### WHAT IS NEEDED
In the entries below, repeat only the lines between those holding "Emit a web page" and "const removal = [13.9, 23.0, 34.0, 43.0, 50.9, 81.2, 87.0];", inclusive. Leave pictures out.

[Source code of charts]
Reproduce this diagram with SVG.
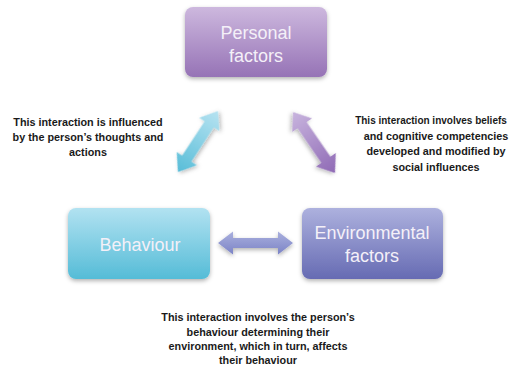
<svg xmlns="http://www.w3.org/2000/svg" width="517" height="365" viewBox="0 0 517 365">
<defs>
<linearGradient id="gP" x1="0" y1="0" x2="0" y2="1"><stop offset="0" stop-color="#cdb8de"/><stop offset="1" stop-color="#9673b6"/></linearGradient>
<linearGradient id="gB" x1="0" y1="0" x2="0" y2="1"><stop offset="0" stop-color="#b2e2f1"/><stop offset="1" stop-color="#55bcd7"/></linearGradient>
<linearGradient id="gE" x1="0" y1="0" x2="0" y2="1"><stop offset="0" stop-color="#adb1de"/><stop offset="1" stop-color="#666bb3"/></linearGradient>
<linearGradient id="gH" x1="0" y1="0" x2="0" y2="1"><stop offset="0" stop-color="#aab0de"/><stop offset="1" stop-color="#7b83c6"/></linearGradient>
<linearGradient id="gL" x1="0" y1="0" x2="1" y2="0"><stop offset="0" stop-color="#58bdd8"/><stop offset="1" stop-color="#b7e3f1"/></linearGradient>
<linearGradient id="gR" x1="0" y1="0" x2="1" y2="0"><stop offset="0" stop-color="#c8b4de"/><stop offset="1" stop-color="#8f6ab5"/></linearGradient>
<filter id="sh" x="-20%" y="-20%" width="140%" height="150%"><feDropShadow dx="0" dy="2" stdDeviation="2" flood-color="#000" flood-opacity="0.3"/></filter>
</defs>
<style>
.box{filter:url(#sh)}
.lbl{font-family:"Liberation Sans",Arial,sans-serif;font-size:18px;fill:#f4f0f8;text-anchor:middle}
.note{font-family:"Liberation Sans",Arial,sans-serif;font-size:10.8px;font-weight:bold;fill:#1a1a1a;text-anchor:middle}
.arr{filter:url(#sh)}
</style>
<g id="personal">
<rect class="box" x="185" y="7" width="142" height="70" rx="8" fill="url(#gP)"/>
<text class="lbl" x="256" y="39">Personal</text>
<text class="lbl" x="256" y="62">factors</text>
</g>
<g id="behaviour">
<rect class="box" x="68" y="208" width="142" height="71" rx="8" fill="url(#gB)"/>
<text class="lbl" x="140" y="251">Behaviour</text>
</g>
<g id="environmental">
<rect class="box" x="302" y="208" width="141" height="71" rx="8" fill="url(#gE)"/>
<text class="lbl" x="372" y="239">Environmental</text>
<text class="lbl" x="372" y="262">factors</text>
</g>
<g id="connectors">
<polygon class="arr" fill="url(#gH)" points="218,243 233,231.5 233,238 278,238 278,231.5 293,243 278,254.5 278,248 233,248 233,254.5"/>
<g transform="translate(198 141.5) rotate(-56.7)">
<polygon class="arr" fill="url(#gL)" points="-36.5,0 -20.5,-12 -20.5,-5.5 20.5,-5.5 20.5,-12 36.5,0 20.5,12 20.5,5.5 -20.5,5.5 -20.5,12"/>
</g>
<g transform="translate(314 142.5) rotate(55.5)">
<polygon class="arr" fill="url(#gR)" points="-37,0 -21,-12 -21,-5.5 21,-5.5 21,-12 37,0 21,12 21,5.5 -21,5.5 -21,12"/>
</g>
</g>
<g id="note-left">
<text class="note" x="88" y="126">This interaction is influenced</text>
<text class="note" x="88" y="141">by the person’s thoughts and</text>
<text class="note" x="88" y="156">actions</text>
</g>
<g id="note-right">
<text class="note" x="431" y="124" style="font-size:10px">This interaction involves beliefs</text>
<text class="note" x="436" y="139.5">and cognitive competencies</text>
<text class="note" x="436" y="155">developed and modified by</text>
<text class="note" x="436" y="170.5">social influences</text>
</g>
<g id="note-bottom">
<text class="note" x="258" y="321">This interaction involves the person’s</text>
<text class="note" x="258" y="335.5">behaviour determining their</text>
<text class="note" x="258" y="350">environment, which in turn, affects</text>
<text class="note" x="258" y="363.5">their behaviour</text>
</g>
</svg>
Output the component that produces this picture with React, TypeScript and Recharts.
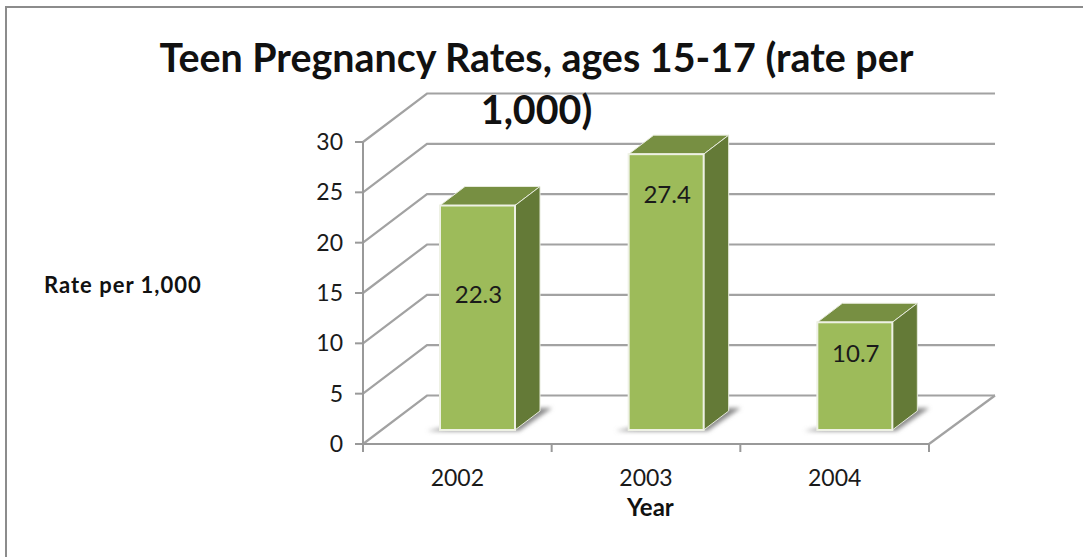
import { BarChart, Bar, XAxis, YAxis, CartesianGrid, LabelList } from "recharts";

const years = ["2002", "2003", "2004"];
const rates = [22.3, 27.4, 10.7];
const yTicks = [0, 5, 10, 15, 20, 25, 30];

const data = years.map((year, i) => ({ year, rate: rates[i] }));

const FONT = "Lato, 'Open Sans', sans-serif";
const GRID = "#a2a2a2";

// 3d look: the back wall and the bars are pushed back from the front plane
const WALL_DX = 64;
const WALL_DY = -48.5;
const BAR_DX = 20;
const BAR_DY = -14;
const BAR_DEPTH_X = 25;
const BAR_DEPTH_Y = -19;
const BAND = 566 / 3;

// the labels in the picture do not sit in the bar centre
const labelLift = [24, 99, 24];

const WallLine = ({ x1, x2, y1 }: any) => {
  const isFloor = y1 > 440;
  return (
    <g fill="none" stroke={GRID} strokeWidth={2.2}>
      <polyline
        points={`${x1},${y1} ${x1 + WALL_DX},${y1 + WALL_DY} ${x2 + WALL_DX + 2},${y1 + WALL_DY}`}
      />
      {isFloor && (
        <line x1={x2} y1={y1} x2={x2 + WALL_DX + 2} y2={y1 + WALL_DY} />
      )}
    </g>
  );
};

const Box = ({ x, y, width, height }: any) => {
  const left = x + BAR_DX;
  const right = left + width;
  const top = y + BAR_DY;
  const bottom = top + height;
  const bx = BAR_DEPTH_X;
  const by = BAR_DEPTH_Y;
  return (
    <g>
      <polygon
        points={`${left - 13},${bottom + 1} ${right + 4},${bottom + 1} ${right + bx + 12},${bottom + by - 3} ${right + bx},${bottom + by - 3}`}
        fill="#8a8a8a"
        filter="url(#boxShadow)"
      />
      <polygon
        points={`${left},${top} ${left + bx},${top + by} ${right + bx},${top + by} ${right},${top}`}
        fill="#778f42"
        stroke="#e6eadb"
        strokeWidth={1}
      />
      <polygon
        points={`${right},${top} ${right + bx},${top + by} ${right + bx},${bottom + by} ${right},${bottom}`}
        fill="#647a37"
        stroke="#e6eadb"
        strokeWidth={1}
      />
      <rect
        x={left}
        y={top}
        width={width}
        height={height}
        fill="#9dbb5a"
        stroke="#eef1e4"
        strokeWidth={2}
      />
    </g>
  );
};

const BarValue = ({ x, y, width, height, value, index }: any) => (
  <text
    x={x + BAR_DX + width / 2 + 1}
    y={y + BAR_DY + height / 2 - labelLift[index]}
    textAnchor="middle"
    dominantBaseline="central"
    fontFamily={FONT}
    fontSize={24}
    fill="#1a1a1a"
  >
    {value}
  </text>
);

const YearTick = ({ x, y, payload, index }: any) => (
  <g>
    <line x1={x - BAND / 2} x2={x - BAND / 2} y1={y - 8} y2={y} stroke="#999" strokeWidth={2} />
    {index === years.length - 1 && (
      <line x1={x + BAND / 2} x2={x + BAND / 2} y1={y - 8} y2={y} stroke="#999" strokeWidth={2} />
    )}
    <text
      x={x}
      y={y + 34}
      textAnchor="middle"
      fontFamily={FONT}
      fontSize={23}
      fill="#1a1a1a"
    >
      {payload.value}
    </text>
  </g>
);

export default function App() {
  return (
    <div
      style={{
        position: "absolute",
        left: 0,
        top: 0,
        width: 1083,
        height: 557,
        overflow: "hidden",
        background: "#fff",
      }}
    >
      <div
        style={{
          position: "absolute",
          left: 5,
          top: 6,
          width: 1100,
          height: 600,
          border: "2px solid #8c8c8c",
        }}
      />
      <BarChart
        width={1083}
        height={557}
        data={data}
        barSize={75}
        margin={{ top: 142, right: 154, bottom: 73, left: 300 }}
        style={{ position: "absolute", left: 0, top: 0 }}
      >
        <defs>
          <filter id="boxShadow" x="-30%" y="-60%" width="160%" height="220%">
            <feGaussianBlur stdDeviation="2" />
          </filter>
        </defs>
        <CartesianGrid
          vertical={false}
          horizontal={(props: any) => <WallLine key={props.key} {...props} />}
        />
        <XAxis
          dataKey="year"
          height={40}
          axisLine={{ stroke: "#999", strokeWidth: 2 }}
          tickLine={false}
          tick={<YearTick />}
          interval={0}
        />
        <YAxis
          width={63}
          domain={[0, 30]}
          ticks={yTicks}
          interval={0}
          axisLine={{ stroke: "#999", strokeWidth: 2 }}
          tickLine={{ stroke: "#999", strokeWidth: 2 }}
          tickSize={8}
          tickMargin={12}
          tick={{ fontFamily: FONT, fontSize: 23, fill: "#1a1a1a" }}
        />
        <Bar dataKey="rate" shape={<Box />} isAnimationActive={false}>
          <LabelList dataKey="rate" content={<BarValue />} />
        </Bar>
      </BarChart>
      <div
        style={{
          position: "absolute",
          left: 0,
          top: 31,
          width: 1073,
          textAlign: "center",
          fontFamily: FONT,
          fontWeight: 700,
          fontSize: 39.4,
          lineHeight: "52px",
          color: "#111",
        }}
      >
        Teen Pregnancy Rates, ages 15-17 (rate per
        <br />
        1,000)
      </div>
      <div
        style={{
          position: "absolute",
          left: 44,
          top: 271,
          fontFamily: FONT,
          fontWeight: 700,
          fontSize: 22,
          letterSpacing: 1,
          color: "#111",
        }}
      >
        Rate per 1,000
      </div>
      <div
        style={{
          position: "absolute",
          left: 627,
          top: 492,
          fontFamily: FONT,
          fontWeight: 700,
          fontSize: 24,
          color: "#111",
        }}
      >
        Year
      </div>
    </div>
  );
}
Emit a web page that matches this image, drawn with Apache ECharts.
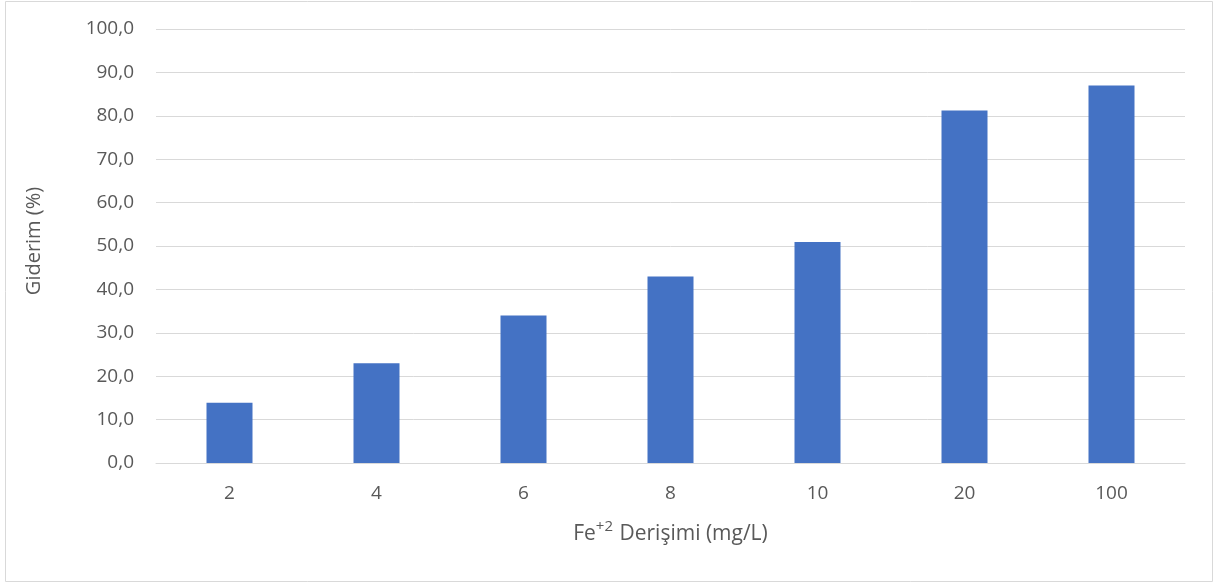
<!DOCTYPE html>
<html>
<head>
<meta charset="utf-8">
<script src="https://cdn.jsdelivr.net/npm/echarts@6/dist/echarts.min.js"></script>
<style>
  html, body { margin: 0; padding: 0; background: #ffffff; }
  #chart { width: 1215px; height: 584px; }
</style>
</head>
<body>
<div id="chart"></div>
<script>
// Fe+2 concentration (mg/L) and corresponding removal (%)
const categories = ['2', '4', '6', '8', '10', '20', '100'];
const removal = [13.9, 23.0, 34.0, 43.0, 50.9, 81.2, 87.0];

const fontFamily = '"Open Sans", "Liberation Sans", sans-serif';
const textColor = '#595959';

const chart = echarts.init(document.getElementById('chart'), null, { renderer: 'canvas' });

chart.setOption({
  animation: false,
  backgroundColor: '#ffffff',
  graphic: [{
    type: 'rect',
    shape: { x: 5.5, y: 1.5, width: 1207, height: 580 },
    style: { fill: 'none', stroke: '#d9d9d9', lineWidth: 1 },
    silent: true
  }],
  grid: { left: 156, right: 30, top: 29, bottom: 121, containLabel: false },
  xAxis: {
    type: 'category',
    data: categories,
    axisLine: { show: true, lineStyle: { color: '#d9d9d9', width: 1 } },
    axisTick: { show: false },
    axisLabel: { color: textColor, fontFamily, fontSize: 19, margin: 21 },
    name: '{base|Fe}{sup|+2}{base| Derişimi (mg/L)}',
    nameLocation: 'middle',
    nameGap: 56,
    nameTextStyle: {
      color: textColor,
      fontFamily,
      rich: {
        base: { fontSize: 21, color: textColor, fontFamily, verticalAlign: 'bottom', lineHeight: 26 },
        sup: { fontSize: 15, color: textColor, fontFamily, verticalAlign: 'top', lineHeight: 26, padding: [0, 1, 6, 0] }
      }
    }
  },
  yAxis: {
    type: 'value',
    min: 0,
    max: 100,
    interval: 10,
    axisLine: { show: false },
    axisTick: { show: false },
    splitLine: { lineStyle: { color: '#d9d9d9', width: 1 } },
    axisLabel: {
      color: textColor,
      fontFamily,
      fontSize: 19,
      margin: 22,
      formatter: v => v.toFixed(1).replace('.', ',')
    },
    name: 'Giderim (%)',
    nameLocation: 'middle',
    nameRotate: 90,
    nameGap: 112,
    nameTextStyle: { color: textColor, fontFamily, fontSize: 20, padding: [0, 0, 0, 10] }
  },
  series: [{
    type: 'bar',
    data: removal,
    barWidth: 46,
    itemStyle: { color: '#4472c4' }
  }]
});
</script>
</body>
</html>
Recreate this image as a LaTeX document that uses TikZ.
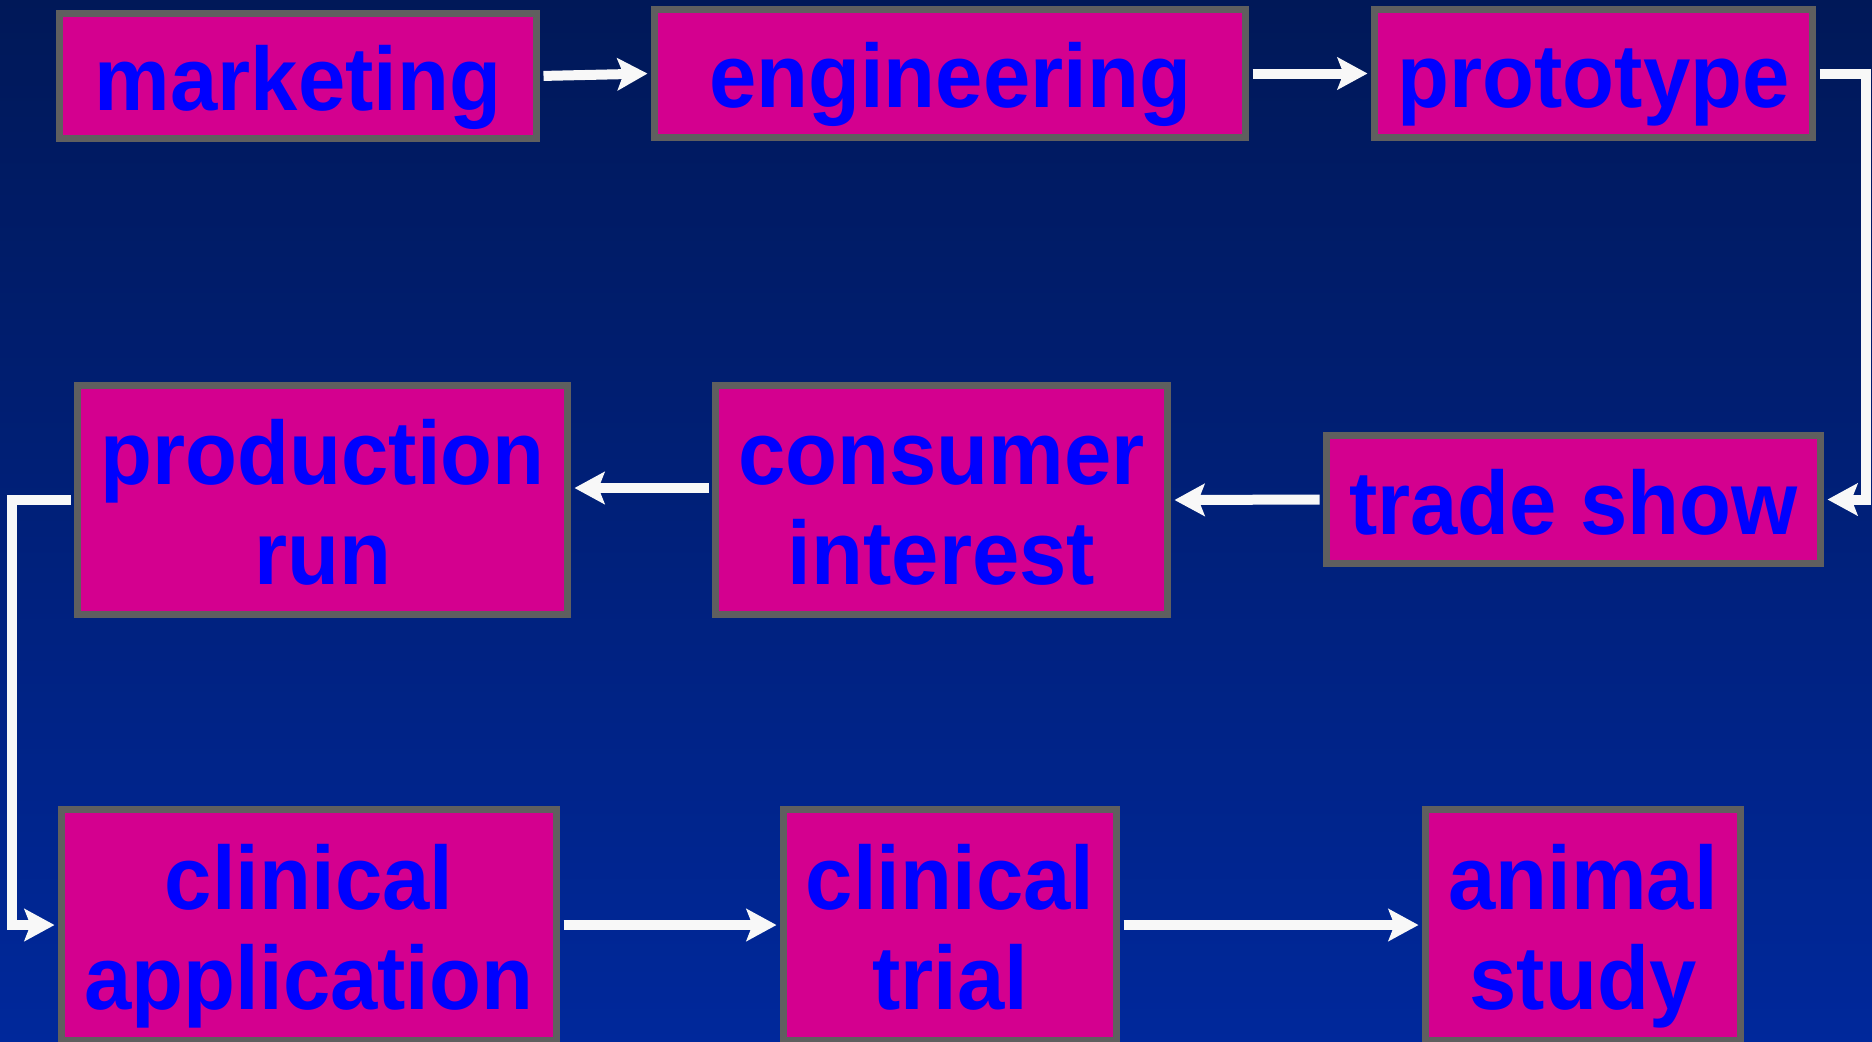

### EXERCISE ANSWER
Emit a web page that matches this image, drawn with Apache ECharts.
<!DOCTYPE html>
<html>
<head>
<meta charset="utf-8">
<script src="https://cdn.jsdelivr.net/npm/echarts@6/dist/echarts.min.js"></script>
<style>
  html, body { margin: 0; padding: 0; background: #ffffff; }
  #chart { width: 1215px; height: 584px; }
</style>
</head>
<body>
<div id="chart"></div>
<script>
// Fe+2 concentration (mg/L) and corresponding removal (%)
const categories = ['2', '4', '6', '8', '10', '20', '100'];
const removal = [13.9, 23.0, 34.0, 43.0, 50.9, 81.2, 87.0];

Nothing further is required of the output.